O contrário - o que descontinua - ocupa outro lugar no espaço e no tempo. É assim que ele, o contrário, se constitui em antítese. É assim que as mudanças ocorrem e continuidades são estabelecidas e reestabelecidas em outras condições, em outros contextos.
Toda vez que surge uma contradição, uma antítese, surge divisão e conflito. A maneira de perceber essa divisão, esse conflito, vai estabelecer como lidar com a situação, ou seja, com o conflito. A contradição sempre possibilita acomodação ou desacomodação: adaptação ou desadaptação. Adaptar-se ao que contradiz as próprias crenças, valores, propósitos, objetivos é um jeito de negar o que questiona, de apagar o que foi percebido como diferente, inesperado, contraditório ao anteriormente vivenciado. Ao passo que desadaptar-se resulta de não negar a quebra, a descontinuidade, a mentira, a verdade, o novo que surge.
Ao fazer de conta que o que acontece não acontece, desde que nada tem com os próprios desejos e compromissos, o indivíduo neutraliza sua percepção do que está acontecendo. Esse abrir mão de suas vivências e constatações o retira do presente, lançando-o nos desertos de quimeras futuras ou de estéreis passados. Tudo é percebido em função do que se quer manter, do que se quer atingir. O presente é negado, e assim, também é negada a contradição que tudo questiona.
Relacionamentos amorosos caracterizados por ajustes, acertos necessários e consequentemente contingentes e circunstanciais são polarizadores de contradições. Ser estruturado em função de objetivos transforma o necessário em sua matéria prima constituinte. Quando a vivência do presente, quando o estar com o outro não se esgota nesse processo, quando sempre se relaciona a algum depois, a uma causa, a uma consequência, o relacionamento se transforma em compromisso, propósito, desejo, empreendimento, negando-se como encontro, integração, descoberta.
É quase impossível manter descobertas, encontros e paixões, sem autonomia e disponibilidade. As necessidades de complementação e de socialização, geralmente são argamassas de construção, e nesse processo, pactos, acertos realizados começam a descontinuar. Isso é mudança, é vivência da contradição. Quanto mais se nega o que contradiz, mais se estabelece ajuste, satisfação e insatisfação.

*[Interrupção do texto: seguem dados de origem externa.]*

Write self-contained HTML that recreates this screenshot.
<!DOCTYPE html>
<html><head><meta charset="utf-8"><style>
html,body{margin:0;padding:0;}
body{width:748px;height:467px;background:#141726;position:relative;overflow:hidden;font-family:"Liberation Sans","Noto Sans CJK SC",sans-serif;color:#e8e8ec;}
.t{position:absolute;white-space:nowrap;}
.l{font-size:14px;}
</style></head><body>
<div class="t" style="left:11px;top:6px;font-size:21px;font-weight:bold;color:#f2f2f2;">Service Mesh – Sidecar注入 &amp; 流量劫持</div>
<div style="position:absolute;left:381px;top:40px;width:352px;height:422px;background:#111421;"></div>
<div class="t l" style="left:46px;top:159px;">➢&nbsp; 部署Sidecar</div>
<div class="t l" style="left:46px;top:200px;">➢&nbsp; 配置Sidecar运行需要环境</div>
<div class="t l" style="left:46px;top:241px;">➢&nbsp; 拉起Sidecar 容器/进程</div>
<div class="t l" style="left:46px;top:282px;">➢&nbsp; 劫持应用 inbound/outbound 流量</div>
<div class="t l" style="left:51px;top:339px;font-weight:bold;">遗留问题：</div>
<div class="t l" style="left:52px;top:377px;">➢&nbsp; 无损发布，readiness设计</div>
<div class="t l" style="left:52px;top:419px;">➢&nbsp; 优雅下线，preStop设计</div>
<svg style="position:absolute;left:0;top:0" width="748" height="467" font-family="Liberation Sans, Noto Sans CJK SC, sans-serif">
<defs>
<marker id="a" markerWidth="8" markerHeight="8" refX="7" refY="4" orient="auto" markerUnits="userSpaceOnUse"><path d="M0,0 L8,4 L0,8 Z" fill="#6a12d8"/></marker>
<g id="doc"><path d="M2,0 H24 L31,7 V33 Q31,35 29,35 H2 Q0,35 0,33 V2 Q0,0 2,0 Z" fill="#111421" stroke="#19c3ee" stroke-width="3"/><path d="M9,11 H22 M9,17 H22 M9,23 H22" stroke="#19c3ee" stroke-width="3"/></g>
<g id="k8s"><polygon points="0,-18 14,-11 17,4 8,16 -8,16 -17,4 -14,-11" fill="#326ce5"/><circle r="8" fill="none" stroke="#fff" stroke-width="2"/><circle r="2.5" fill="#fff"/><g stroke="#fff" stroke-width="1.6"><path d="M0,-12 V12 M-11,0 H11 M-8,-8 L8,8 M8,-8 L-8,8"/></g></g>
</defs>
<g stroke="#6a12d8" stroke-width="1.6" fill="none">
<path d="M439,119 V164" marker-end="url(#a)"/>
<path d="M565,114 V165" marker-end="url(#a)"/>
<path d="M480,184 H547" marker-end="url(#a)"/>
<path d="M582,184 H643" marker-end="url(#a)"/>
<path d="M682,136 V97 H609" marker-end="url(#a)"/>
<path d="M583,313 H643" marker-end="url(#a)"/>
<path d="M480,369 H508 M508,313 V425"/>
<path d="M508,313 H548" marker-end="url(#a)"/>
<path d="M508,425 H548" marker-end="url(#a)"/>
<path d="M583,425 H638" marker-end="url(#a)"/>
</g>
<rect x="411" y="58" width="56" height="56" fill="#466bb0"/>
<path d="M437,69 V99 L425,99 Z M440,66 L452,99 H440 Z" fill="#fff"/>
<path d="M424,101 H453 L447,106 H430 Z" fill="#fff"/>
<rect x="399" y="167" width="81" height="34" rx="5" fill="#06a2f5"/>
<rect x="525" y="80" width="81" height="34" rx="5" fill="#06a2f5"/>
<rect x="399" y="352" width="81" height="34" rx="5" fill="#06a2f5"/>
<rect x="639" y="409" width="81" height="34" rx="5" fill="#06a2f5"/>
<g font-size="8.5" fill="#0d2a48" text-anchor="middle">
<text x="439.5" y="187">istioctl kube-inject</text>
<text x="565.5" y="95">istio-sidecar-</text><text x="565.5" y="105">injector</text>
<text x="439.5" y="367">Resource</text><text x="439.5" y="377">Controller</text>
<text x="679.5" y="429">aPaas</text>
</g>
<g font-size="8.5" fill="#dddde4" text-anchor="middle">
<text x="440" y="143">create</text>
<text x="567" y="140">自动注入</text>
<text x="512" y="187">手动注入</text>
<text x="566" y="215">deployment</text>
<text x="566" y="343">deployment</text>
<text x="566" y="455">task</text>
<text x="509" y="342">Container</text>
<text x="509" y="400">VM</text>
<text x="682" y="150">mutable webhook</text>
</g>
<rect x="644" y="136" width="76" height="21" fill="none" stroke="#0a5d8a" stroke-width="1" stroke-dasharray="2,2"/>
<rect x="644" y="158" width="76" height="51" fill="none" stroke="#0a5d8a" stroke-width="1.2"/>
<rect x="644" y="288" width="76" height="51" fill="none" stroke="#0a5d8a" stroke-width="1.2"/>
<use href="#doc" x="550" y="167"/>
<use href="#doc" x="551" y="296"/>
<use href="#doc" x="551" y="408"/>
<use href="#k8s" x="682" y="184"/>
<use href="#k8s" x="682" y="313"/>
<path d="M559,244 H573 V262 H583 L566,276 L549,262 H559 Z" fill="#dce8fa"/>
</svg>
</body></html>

São descontinuidades pendulares aplacadoras das contradições, mas que a todo momento as revelam. As infidelidades, por exemplo, hoje em dia neutralizam contradições de uniões afetivas que são consideradas necessárias mas que nada mais significam enquanto encontro afetivo e relevante. Tempos atrás, casamentos eram alimentados por essas trangressões; o amante, a amante geravam culpas que se constituíam em combustível para manutenção da família, pois sentindo-se culpado/a tratava-se bem cônjuges e filhos. A culpa esconde a impotência.
Abrir mão de realizar o que se gosta e fazer o que se precisa, o que é necessário, é uma maneira de neutralizar contradições, de não aprofundar o conflito entre gostar e precisar. A neutralização da contradição é o fazer de conta, o jeito mágico ou desonesto de negar o que está acontecendo. Mas quando se é desonesto? Por que isso ocorre? O ético é uma decorrência circunstancial, decorre da constatação do que está aí e assim consigo? É preciso considerar que valores são determinantes de compromisso, mas também são determinantes de liberdade. Só por meio de questionamentos as continuidades são estabelecidas e isso só acontece se as contradições não são neutralizadas, não são negadas, e sim são vivenciadas possibilitando mudança.